Strong data has three defining attributes:
What Makes Data Strong

1. Interoperability
Data must connect seamlessly with existing enterprise systems — asset management platforms, facilities tools, project management software. When systems talk to each other, data moves with the project instead of being left behind. That means less duplication, less manual re-entry, and fewer moments where critical information simply falls through the cracks.
2. Accuracy and Fidelity
Strong data meets the level of detail required for the task at hand — and it’s actively maintained as the project evolves. This reduces unknown field conditions and limits rework, but more importantly, it allows teams to make confident decisions earlier in the process, when those decisions are still low-cost to change.
3. Scalability
Data should be structured to work not just for a single project, but across an entire portfolio. Consistent processes enable organizations to gain portfolio-wide insights, benchmark performance, and make smarter strategic decisions at scale — turning individual project data into an organizational asset.
When these attributes come together, the business case is clear: minimized information loss, reduced rework, and insights that extend far beyond any single site or schedule.
Where to Start
You’re likely closer than you think. Success starts by building a clear roadmap through three phases:

- Scope. Align stakeholders, define goals, and evaluate existing data. This is where you establish what “strong” looks like for your organization — what systems need to connect, what level of detail is required, and what success looks like at the portfolio level.
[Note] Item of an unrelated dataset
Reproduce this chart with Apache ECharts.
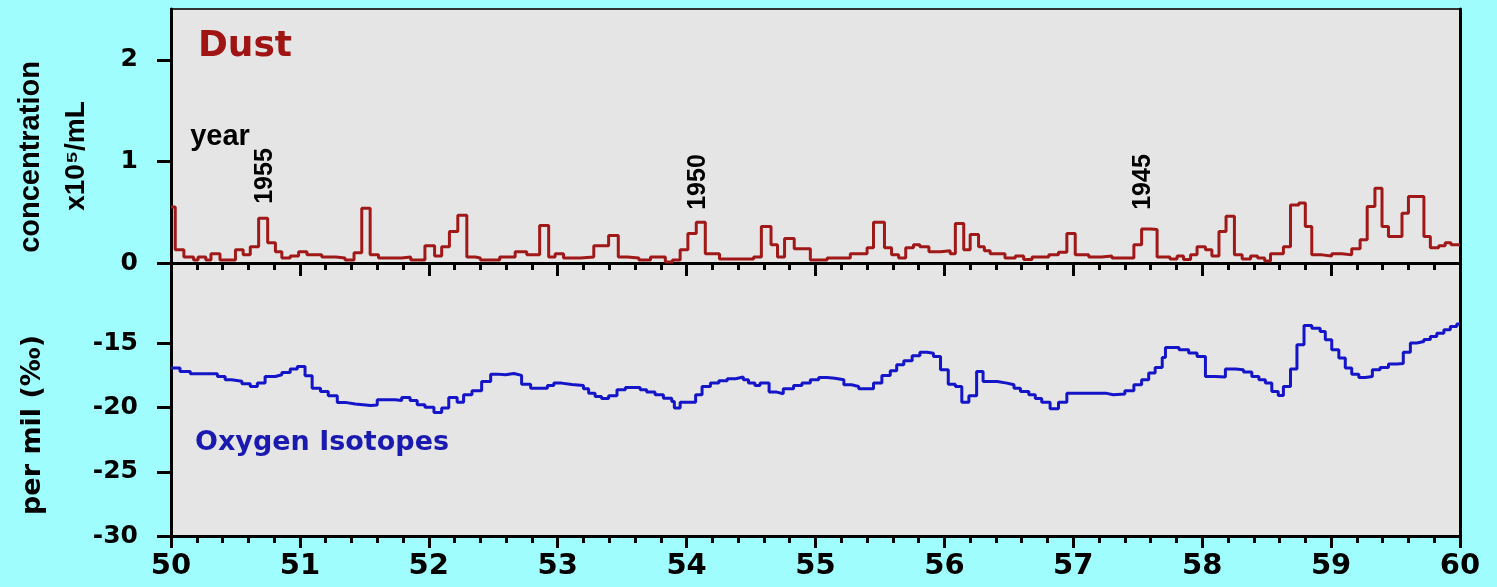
<!DOCTYPE html>
<html><head><meta charset="utf-8">
<script src="https://cdn.jsdelivr.net/npm/echarts@6/dist/echarts.min.js"></script>
<style>html,body{margin:0;padding:0;background:#9ffdfd;} #c{width:1497px;height:587px;}</style>
</head><body><div id="c"></div>
<script>
// ---- data ----
const xTickValues = [50, 51, 52, 53, 54, 55, 56, 57, 58, 59, 60];
const dustTickValues = [0, 1, 2];
const isoTickValues = [-30, -25, -20, -15];
const yearMarks = ['1955', '1950', '1945'];

const dustX = [50.00,50.033,50.10,50.175,50.21,50.27,50.31,50.38,50.50,50.56,50.615,50.68,50.75,50.81,50.86,50.925,50.99,51.055,51.17,51.28,51.35,51.42,51.48,51.545,51.61,51.79,51.86,51.97,52.045,52.10,52.16,52.225,52.295,52.36,52.40,52.55,52.67,52.76,52.86,52.93,52.98,53.045,53.175,53.28,53.395,53.47,53.54,53.63,53.72,53.835,53.89,53.95,54.01,54.075,54.145,54.255,54.52,54.58,54.655,54.705,54.76,54.835,54.96,55.09,55.27,55.40,55.45,55.535,55.59,55.645,55.70,55.76,55.81,55.88,55.97,56.045,56.085,56.15,56.20,56.265,56.31,56.355,56.47,56.55,56.615,56.68,56.81,56.885,56.95,57.015,57.12,57.22,57.30,57.47,57.53,57.60,57.65,57.75,57.805,57.855,57.91,57.96,58.025,58.075,58.13,58.185,58.25,58.31,58.375,58.43,58.485,58.53,58.63,58.685,58.75,58.80,58.85,58.93,59.005,59.085,59.16,59.225,59.28,59.34,59.395,59.445,59.55,59.60,59.72,59.77,59.835,59.885,59.93,60.00];
const dustVal = [0.55,0.13,0.06,0.03,0.06,0.03,0.09,0.03,0.13,0.08,0.16,0.44,0.20,0.11,0.05,0.07,0.11,0.08,0.06,0.05,0.03,0.10,0.54,0.08,0.05,0.06,0.03,0.17,0.07,0.16,0.31,0.47,0.06,0.05,0.03,0.06,0.11,0.08,0.37,0.06,0.09,0.05,0.06,0.17,0.27,0.06,0.05,0.03,0.06,0.01,0.03,0.13,0.29,0.40,0.09,0.04,0.06,0.36,0.18,0.06,0.24,0.14,0.03,0.05,0.09,0.15,0.40,0.15,0.08,0.05,0.15,0.18,0.16,0.11,0.12,0.09,0.39,0.13,0.28,0.16,0.12,0.09,0.05,0.07,0.035,0.06,0.08,0.105,0.29,0.08,0.06,0.07,0.05,0.18,0.335,0.33,0.06,0.04,0.07,0.035,0.08,0.16,0.13,0.07,0.31,0.46,0.08,0.04,0.07,0.05,0.02,0.09,0.16,0.57,0.59,0.36,0.08,0.07,0.09,0.08,0.14,0.23,0.555,0.735,0.36,0.26,0.49,0.655,0.26,0.15,0.17,0.20,0.18,0.18];

const isoX = [50.00,50.07,50.15,50.36,50.42,50.47,50.55,50.615,50.67,50.73,50.81,50.86,50.925,50.98,51.04,51.095,51.16,51.22,51.29,51.35,51.43,51.55,51.60,51.74,51.79,51.855,51.91,51.97,52.04,52.10,52.155,52.22,52.27,52.335,52.41,52.48,52.53,52.595,52.66,52.72,52.79,52.92,52.97,53.03,53.11,53.20,53.24,53.29,53.34,53.395,53.46,53.525,53.64,53.69,53.755,53.82,53.885,53.905,53.95,54.07,54.12,54.185,54.25,54.315,54.38,54.44,54.48,54.53,54.57,54.64,54.70,54.75,54.83,54.895,54.96,55.025,55.09,55.15,55.22,55.28,55.335,55.45,55.515,55.58,55.63,55.685,55.75,55.81,55.865,55.915,55.97,56.03,56.085,56.135,56.19,56.25,56.30,56.41,56.485,56.54,56.59,56.655,56.705,56.755,56.82,56.885,56.95,57.25,57.31,57.40,57.47,57.53,57.585,57.635,57.69,57.715,57.82,57.895,57.96,58.025,58.10,58.18,58.26,58.32,58.385,58.44,58.49,58.54,58.59,58.63,58.685,58.735,58.79,58.85,58.915,58.955,59.005,59.06,59.11,59.16,59.215,59.265,59.32,59.38,59.445,59.51,59.56,59.615,59.665,59.72,59.77,59.82,59.875,59.925,59.975,60.00];
const isoVal = [-16.93,-17.19,-17.37,-17.58,-17.84,-17.95,-18.15,-18.36,-18.10,-17.58,-17.45,-17.27,-17.00,-16.80,-17.53,-18.49,-18.75,-19.09,-19.60,-19.73,-19.84,-19.80,-19.40,-19.45,-19.22,-19.45,-19.79,-19.97,-20.38,-20.04,-19.22,-19.58,-19.00,-18.70,-17.97,-17.40,-17.45,-17.35,-17.50,-18.18,-18.49,-18.28,-18.10,-18.20,-18.28,-18.54,-18.88,-19.14,-19.30,-19.09,-18.62,-18.44,-18.62,-18.80,-19.00,-19.27,-19.53,-20.04,-19.58,-19.00,-18.36,-18.10,-17.92,-17.76,-17.63,-17.84,-18.10,-18.28,-18.10,-18.80,-18.93,-18.54,-18.28,-18.10,-17.84,-17.66,-17.72,-17.84,-18.23,-18.36,-18.54,-18.10,-17.50,-17.14,-16.67,-16.36,-15.97,-15.69,-15.77,-16.03,-17.06,-18.18,-18.36,-19.58,-19.09,-17.19,-17.97,-18.10,-18.23,-18.49,-18.75,-19.00,-19.30,-19.58,-20.10,-19.58,-18.88,-19.00,-18.95,-18.70,-18.23,-17.84,-17.32,-16.88,-16.10,-15.33,-15.50,-15.76,-16.03,-17.58,-17.62,-17.00,-17.05,-17.24,-17.58,-17.84,-18.10,-18.75,-19.06,-18.36,-17.00,-15.12,-13.61,-13.82,-14.08,-14.73,-15.51,-16.15,-16.93,-17.40,-17.66,-17.58,-17.06,-16.88,-16.62,-16.58,-15.69,-14.98,-14.86,-14.70,-14.47,-14.21,-13.95,-13.69,-13.50,-13.50];

// ---- chart ----
const dustData = dustX.map((x, i) => [x, dustVal[i]]);
const isoData = isoX.map((x, i) => [x, isoVal[i]]);

const chart = echarts.init(document.getElementById('c'), null, {renderer: 'canvas'});
const BOLD_D = 'DejaVu Sans';
const BOLD_L = 'Liberation Sans';
const NARROW = '"Liberation Sans Narrow", "Liberation Sans"';

function xAxisCfg(gi, showLabel) {
  return {
    gridIndex: gi, type: 'value', min: 50, max: 60, interval: 1,
    axisLine: {show: true, onZero: false, lineStyle: {color: '#000', width: 3}},
    axisTick: {show: true, length: showLabel ? 12 : 13, lineStyle: {color: '#000', width: 3}},
    minorTick: {show: true, splitNumber: 5, length: 7, lineStyle: {color: '#000', width: 3}},
    splitLine: {show: false}, minorSplitLine: {show: false},
    axisLabel: {show: showLabel, customValues: xTickValues, fontFamily: BOLD_D, fontWeight: 'bold', fontSize: 29, color: '#000', margin: 16}
  };
}
function yAxisCfg(gi, min, max, vals) {
  return {
    gridIndex: gi, type: 'value', min: min, max: max, position: 'left',
    axisLine: {show: true, onZero: false, lineStyle: {color: '#000', width: 3}},
    axisTick: {show: true, customValues: vals, length: 14, lineStyle: {color: '#000', width: 3}},
    axisLabel: {show: true, customValues: vals, fontFamily: BOLD_D, fontWeight: 'bold', fontSize: 25, color: '#000', margin: 33},
    splitLine: {show: false}
  };
}
function rightAxis(gi, min, max) {
  return {
    gridIndex: gi, type: 'value', min: min, max: max, position: 'right',
    axisLine: {show: true, onZero: false, lineStyle: {color: '#000', width: 3}},
    axisTick: {show: false}, axisLabel: {show: false}, splitLine: {show: false}
  };
}

const rotTxt = (x, y, text, size, family) => ({
  type: 'text', x: x, y: y, rotation: Math.PI / 2, silent: true,
  style: {text: text, fontFamily: family, fontWeight: 'bold', fontSize: size, fill: '#000', align: 'center', verticalAlign: 'middle'}
});

const option = {
  backgroundColor: '#9ffdfd',
  animation: false,
  grid: [
    {left: 171, top: 9, width: 1289, height: 254, show: true, backgroundColor: '#e5e5e5', borderColor: '#333', borderWidth: 2},
    {left: 171, top: 263, width: 1289, height: 273, show: true, backgroundColor: '#e5e5e5', borderColor: '#111', borderWidth: 2}
  ],
  xAxis: [xAxisCfg(0, false), xAxisCfg(1, true)],
  yAxis: [
    yAxisCfg(0, 0, 2.5, dustTickValues),
    yAxisCfg(1, -30, -8.75, isoTickValues),
    rightAxis(0, 0, 2.5),
    rightAxis(1, -30, -8.75)
  ],
  series: [
    {name: 'Dust', type: 'line', xAxisIndex: 0, yAxisIndex: 0, step: 'end', showSymbol: false, data: dustData,
     lineStyle: {color: '#a01818', width: 3}, z: 5},
    {name: 'Oxygen Isotopes', type: 'line', xAxisIndex: 1, yAxisIndex: 1, step: 'end', showSymbol: false, data: isoData,
     lineStyle: {color: '#1414c8', width: 3}, z: 5}
  ],
  graphic: [
    {type: 'text', x: 245, y: 47, silent: true,
     style: {text: 'Dust', fontFamily: BOLD_D, fontWeight: 'bold', fontSize: 36, fill: '#a01414', align: 'center', verticalAlign: 'middle'}},
    {type: 'text', x: 220, y: 137, silent: true,
     style: {text: 'year', fontFamily: BOLD_L, fontWeight: 'bold', fontSize: 29, fill: '#000', align: 'center', verticalAlign: 'middle'}},
    rotTxt(265, 176, yearMarks[0], 25, NARROW),
    rotTxt(698, 182, yearMarks[1], 25, NARROW),
    rotTxt(1143, 182, yearMarks[2], 25, NARROW),
    rotTxt(31, 157, 'concentration', 29, NARROW),
    rotTxt(76, 156, 'x10\u2075/mL', 28, NARROW + ', "DejaVu Sans"'),
    rotTxt(33, 425, 'per mil (\u2030)', 27, BOLD_D),
    {type: 'text', x: 322, y: 443, silent: true,
     style: {text: 'Oxygen Isotopes', fontFamily: BOLD_D, fontWeight: 'bold', fontSize: 27, fill: '#1a1ab0', align: 'center', verticalAlign: 'middle'}}
  ]
};
chart.setOption(option);
</script>
</body></html>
- Execute. Intentionally capture and structure information during design and construction, using technologies like reality capture and BIM. The key word is intentional — data created without a downstream purpose is data that will be recreated later.
- Integrate. Connect data into enterprise systems, dashboards, and operational workflows, allowing it to remain useful long after construction is complete. This is the step that turns a project deliverable into a living asset.
Like spatial digital twins, this process is as much about culture as technology — requiring data ownership, governance, and cross-team collaboration to sustain results over time.
The Future Belongs to the Well-Connected
The projects that deliver the most lasting value aren’t just well-designed. They’re well-connected. By treating design and construction as the foundation of digital infrastructure — not just a phase to get through — we can help our clients unlock the full potential of their data today, and carry it forward across the entire life of their portfolio.